* **Short exercise**
Identify each line holding the string "React" and copy it.

* **Dataset excerpt**
---------------
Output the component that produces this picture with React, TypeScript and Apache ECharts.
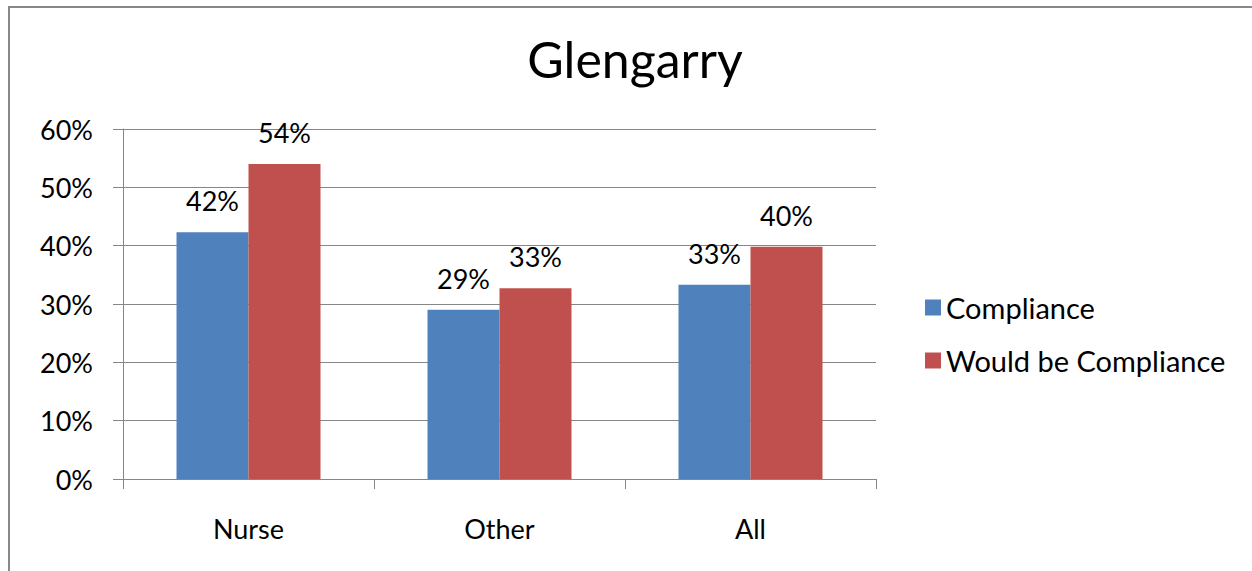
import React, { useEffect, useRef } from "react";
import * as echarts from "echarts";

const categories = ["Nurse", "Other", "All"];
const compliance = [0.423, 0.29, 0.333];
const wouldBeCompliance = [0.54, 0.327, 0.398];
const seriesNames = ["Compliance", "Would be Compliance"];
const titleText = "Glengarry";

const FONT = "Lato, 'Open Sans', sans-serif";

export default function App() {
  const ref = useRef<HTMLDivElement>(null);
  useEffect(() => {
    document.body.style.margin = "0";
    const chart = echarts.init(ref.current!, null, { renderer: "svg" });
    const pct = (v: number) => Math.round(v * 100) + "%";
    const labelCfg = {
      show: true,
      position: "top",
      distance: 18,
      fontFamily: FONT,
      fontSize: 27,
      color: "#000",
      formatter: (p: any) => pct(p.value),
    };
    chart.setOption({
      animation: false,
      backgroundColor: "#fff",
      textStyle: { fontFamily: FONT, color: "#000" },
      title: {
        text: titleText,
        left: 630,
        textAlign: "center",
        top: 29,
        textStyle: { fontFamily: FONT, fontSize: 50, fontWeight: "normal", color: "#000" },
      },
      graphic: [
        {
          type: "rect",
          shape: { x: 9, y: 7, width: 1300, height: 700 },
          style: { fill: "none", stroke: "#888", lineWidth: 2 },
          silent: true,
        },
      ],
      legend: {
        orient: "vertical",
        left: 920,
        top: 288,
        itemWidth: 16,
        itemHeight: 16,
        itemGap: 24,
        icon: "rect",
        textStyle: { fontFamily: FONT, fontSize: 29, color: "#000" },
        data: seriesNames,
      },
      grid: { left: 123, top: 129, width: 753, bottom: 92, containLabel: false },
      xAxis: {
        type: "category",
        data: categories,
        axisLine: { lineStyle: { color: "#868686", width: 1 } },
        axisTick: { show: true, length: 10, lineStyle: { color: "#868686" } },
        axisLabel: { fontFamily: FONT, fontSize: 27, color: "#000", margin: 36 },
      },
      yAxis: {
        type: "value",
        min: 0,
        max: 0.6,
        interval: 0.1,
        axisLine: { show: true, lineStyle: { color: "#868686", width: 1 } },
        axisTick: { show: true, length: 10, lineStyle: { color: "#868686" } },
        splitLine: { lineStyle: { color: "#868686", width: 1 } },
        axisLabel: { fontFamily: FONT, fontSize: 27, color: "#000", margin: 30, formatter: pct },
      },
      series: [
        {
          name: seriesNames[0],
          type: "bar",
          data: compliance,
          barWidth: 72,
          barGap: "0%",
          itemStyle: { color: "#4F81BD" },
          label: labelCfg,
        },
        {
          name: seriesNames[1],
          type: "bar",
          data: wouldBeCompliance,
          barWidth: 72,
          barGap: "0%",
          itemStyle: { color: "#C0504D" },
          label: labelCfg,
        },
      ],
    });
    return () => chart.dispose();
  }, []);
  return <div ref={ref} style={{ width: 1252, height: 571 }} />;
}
---------------
* **Result of the exercise**
Output the component that produces this picture with React, TypeScript and Apache ECharts.
import React, { useEffect, useRef } from "react";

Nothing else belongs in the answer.